Oil has been discovered in a new Taranaki well drilled by local exploration company Austral Pacific.
Austral says its "Supplejack South-1" well, in which it has a 36 per cent stake, has reached a target depth of 1900m, where one to two metres of "oil pay" were found.
Indications of gas at shallower levels have also found down the Supplejack well.
The Supplejack owners have decided to "deviate" the well further south, where they think it will hit a bigger oil column.
Austral told the stock exchange yesterday this deviation drilling should be finished over the Christmas-New Year period.
News of the Supplejack discovery was welcomed by investors, with the Austral Pacific share price yesterday rising 30c to close at $2.90.

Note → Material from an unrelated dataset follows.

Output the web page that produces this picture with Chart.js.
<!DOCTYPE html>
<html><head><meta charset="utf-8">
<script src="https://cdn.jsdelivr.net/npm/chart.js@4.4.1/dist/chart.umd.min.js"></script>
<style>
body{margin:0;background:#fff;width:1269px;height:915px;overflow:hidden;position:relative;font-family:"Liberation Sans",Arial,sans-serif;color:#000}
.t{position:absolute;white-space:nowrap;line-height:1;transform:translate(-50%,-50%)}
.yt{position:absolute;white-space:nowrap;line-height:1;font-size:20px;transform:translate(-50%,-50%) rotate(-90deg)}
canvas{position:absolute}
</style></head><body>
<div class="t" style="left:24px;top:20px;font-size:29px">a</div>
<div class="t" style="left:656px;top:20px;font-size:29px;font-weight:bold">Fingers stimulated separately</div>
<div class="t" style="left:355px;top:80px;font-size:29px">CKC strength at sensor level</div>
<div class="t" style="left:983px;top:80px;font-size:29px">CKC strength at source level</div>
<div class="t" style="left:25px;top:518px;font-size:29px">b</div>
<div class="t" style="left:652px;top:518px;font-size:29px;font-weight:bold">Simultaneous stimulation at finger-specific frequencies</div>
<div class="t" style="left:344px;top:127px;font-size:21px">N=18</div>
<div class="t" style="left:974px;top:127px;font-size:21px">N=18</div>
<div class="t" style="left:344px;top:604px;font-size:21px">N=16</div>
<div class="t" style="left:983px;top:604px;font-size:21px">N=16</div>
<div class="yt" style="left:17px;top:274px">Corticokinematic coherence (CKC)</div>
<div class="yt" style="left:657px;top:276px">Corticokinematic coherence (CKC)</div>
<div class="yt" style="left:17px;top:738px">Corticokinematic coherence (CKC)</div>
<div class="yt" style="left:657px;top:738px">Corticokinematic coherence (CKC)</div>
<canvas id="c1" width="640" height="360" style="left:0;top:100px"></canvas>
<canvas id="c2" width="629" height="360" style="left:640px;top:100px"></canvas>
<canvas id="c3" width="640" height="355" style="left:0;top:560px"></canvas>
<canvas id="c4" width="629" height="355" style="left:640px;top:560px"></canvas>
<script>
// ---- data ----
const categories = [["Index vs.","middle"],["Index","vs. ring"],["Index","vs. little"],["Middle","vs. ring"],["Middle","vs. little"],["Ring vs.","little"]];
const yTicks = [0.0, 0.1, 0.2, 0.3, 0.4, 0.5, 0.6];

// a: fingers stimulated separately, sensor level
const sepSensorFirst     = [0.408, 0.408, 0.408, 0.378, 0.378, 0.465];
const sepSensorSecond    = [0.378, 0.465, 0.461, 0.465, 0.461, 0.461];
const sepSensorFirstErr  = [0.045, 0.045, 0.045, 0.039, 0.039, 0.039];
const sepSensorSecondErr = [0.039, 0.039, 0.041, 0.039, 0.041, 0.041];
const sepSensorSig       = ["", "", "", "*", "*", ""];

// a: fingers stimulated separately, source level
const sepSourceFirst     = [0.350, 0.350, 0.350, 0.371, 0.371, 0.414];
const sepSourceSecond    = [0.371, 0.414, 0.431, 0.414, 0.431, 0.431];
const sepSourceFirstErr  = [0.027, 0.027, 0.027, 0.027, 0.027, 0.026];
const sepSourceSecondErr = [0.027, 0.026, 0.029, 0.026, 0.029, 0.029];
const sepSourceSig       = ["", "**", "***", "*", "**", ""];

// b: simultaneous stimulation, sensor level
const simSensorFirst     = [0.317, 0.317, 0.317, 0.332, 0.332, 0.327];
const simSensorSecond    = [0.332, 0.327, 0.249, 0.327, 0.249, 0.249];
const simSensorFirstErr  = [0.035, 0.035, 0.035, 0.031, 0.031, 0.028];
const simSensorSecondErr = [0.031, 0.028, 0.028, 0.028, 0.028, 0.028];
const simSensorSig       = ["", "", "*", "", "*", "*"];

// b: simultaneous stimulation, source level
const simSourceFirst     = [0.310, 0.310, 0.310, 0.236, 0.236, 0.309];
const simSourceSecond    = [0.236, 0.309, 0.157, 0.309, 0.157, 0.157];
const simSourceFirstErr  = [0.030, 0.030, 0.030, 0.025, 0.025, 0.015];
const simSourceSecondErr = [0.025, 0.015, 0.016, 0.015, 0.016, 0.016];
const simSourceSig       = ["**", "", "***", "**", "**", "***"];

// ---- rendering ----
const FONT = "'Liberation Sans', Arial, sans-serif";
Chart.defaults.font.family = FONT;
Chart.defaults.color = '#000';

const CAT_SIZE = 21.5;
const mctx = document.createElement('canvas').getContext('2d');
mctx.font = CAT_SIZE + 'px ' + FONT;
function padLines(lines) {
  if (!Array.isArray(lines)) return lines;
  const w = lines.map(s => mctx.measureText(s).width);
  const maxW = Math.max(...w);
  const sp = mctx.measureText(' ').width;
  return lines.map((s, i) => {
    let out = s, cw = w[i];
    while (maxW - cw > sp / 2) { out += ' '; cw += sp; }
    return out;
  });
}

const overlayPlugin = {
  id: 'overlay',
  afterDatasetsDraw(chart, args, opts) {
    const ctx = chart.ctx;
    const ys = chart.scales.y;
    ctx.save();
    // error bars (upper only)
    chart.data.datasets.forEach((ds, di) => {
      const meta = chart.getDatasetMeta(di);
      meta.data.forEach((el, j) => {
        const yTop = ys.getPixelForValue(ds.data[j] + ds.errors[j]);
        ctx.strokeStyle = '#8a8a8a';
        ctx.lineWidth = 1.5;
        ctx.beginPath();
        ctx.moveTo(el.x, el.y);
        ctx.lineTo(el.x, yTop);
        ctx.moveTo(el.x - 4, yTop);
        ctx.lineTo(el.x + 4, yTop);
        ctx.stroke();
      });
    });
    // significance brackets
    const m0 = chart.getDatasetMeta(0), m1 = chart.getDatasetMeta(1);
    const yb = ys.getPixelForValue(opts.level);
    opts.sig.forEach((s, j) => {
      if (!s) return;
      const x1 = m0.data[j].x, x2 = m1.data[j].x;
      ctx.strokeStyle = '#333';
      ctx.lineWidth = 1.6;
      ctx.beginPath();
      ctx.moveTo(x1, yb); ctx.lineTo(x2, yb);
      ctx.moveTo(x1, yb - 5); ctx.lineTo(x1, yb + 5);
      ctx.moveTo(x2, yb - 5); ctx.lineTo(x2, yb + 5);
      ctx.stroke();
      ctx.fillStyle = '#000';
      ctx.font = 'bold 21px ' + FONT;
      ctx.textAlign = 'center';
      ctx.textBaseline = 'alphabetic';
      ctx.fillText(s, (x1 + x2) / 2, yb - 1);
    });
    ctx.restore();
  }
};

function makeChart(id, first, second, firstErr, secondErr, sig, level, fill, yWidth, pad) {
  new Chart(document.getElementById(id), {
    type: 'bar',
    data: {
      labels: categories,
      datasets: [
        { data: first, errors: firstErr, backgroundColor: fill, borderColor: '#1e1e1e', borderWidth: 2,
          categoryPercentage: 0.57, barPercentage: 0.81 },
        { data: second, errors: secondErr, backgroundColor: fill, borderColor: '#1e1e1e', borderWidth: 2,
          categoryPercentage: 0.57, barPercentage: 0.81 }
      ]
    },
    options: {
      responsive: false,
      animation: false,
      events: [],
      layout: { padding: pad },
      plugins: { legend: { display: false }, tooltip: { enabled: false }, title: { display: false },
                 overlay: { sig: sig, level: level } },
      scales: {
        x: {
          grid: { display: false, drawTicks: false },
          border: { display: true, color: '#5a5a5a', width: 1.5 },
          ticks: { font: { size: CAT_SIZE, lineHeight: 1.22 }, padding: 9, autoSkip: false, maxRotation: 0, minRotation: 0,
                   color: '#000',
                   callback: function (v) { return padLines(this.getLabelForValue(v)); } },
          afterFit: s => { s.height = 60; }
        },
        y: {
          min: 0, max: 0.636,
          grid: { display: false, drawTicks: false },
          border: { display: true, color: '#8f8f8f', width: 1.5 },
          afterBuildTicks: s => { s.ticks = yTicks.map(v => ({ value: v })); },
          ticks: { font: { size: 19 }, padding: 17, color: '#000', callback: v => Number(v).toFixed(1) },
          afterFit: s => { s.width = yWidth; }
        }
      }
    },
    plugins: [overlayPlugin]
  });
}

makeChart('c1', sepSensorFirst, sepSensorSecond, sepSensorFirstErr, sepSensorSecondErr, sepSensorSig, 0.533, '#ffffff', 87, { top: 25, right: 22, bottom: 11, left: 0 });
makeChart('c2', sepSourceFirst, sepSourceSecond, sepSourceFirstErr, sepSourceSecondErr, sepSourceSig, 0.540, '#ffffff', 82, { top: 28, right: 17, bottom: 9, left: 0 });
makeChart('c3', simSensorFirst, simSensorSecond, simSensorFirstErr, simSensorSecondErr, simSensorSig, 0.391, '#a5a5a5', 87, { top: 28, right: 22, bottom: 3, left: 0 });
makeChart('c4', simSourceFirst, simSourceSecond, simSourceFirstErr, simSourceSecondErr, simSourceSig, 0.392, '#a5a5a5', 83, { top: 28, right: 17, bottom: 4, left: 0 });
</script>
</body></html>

Investors in Austral have not had a bumper time this year, with the company's share price falling from a high of $4.80 in March to a low of $2.60 last week.
The oil find comes as testing of natural gas flows from its much anticipated Cardiff well continue. Speculation about the Cardiff well has been going on for much of 2005, after gas was found there in 2004.
The well is 40 per cent owned by state-owned power company Genesis, which needs to find new supplies of gas for its power stations.
Tests have already shown hydrocarbons are present in Cardiff but pressure and flow testing is needed to properly determine whether commercial quantities of gas can be obtained from the well.
The testing programme, which was predicted to cost about $3.5 million, is being funded by Genesis.
Austral also has a 35 per cent stake in an exploratory oil well in Papua New Guinea, where drilling is due to begin early next year.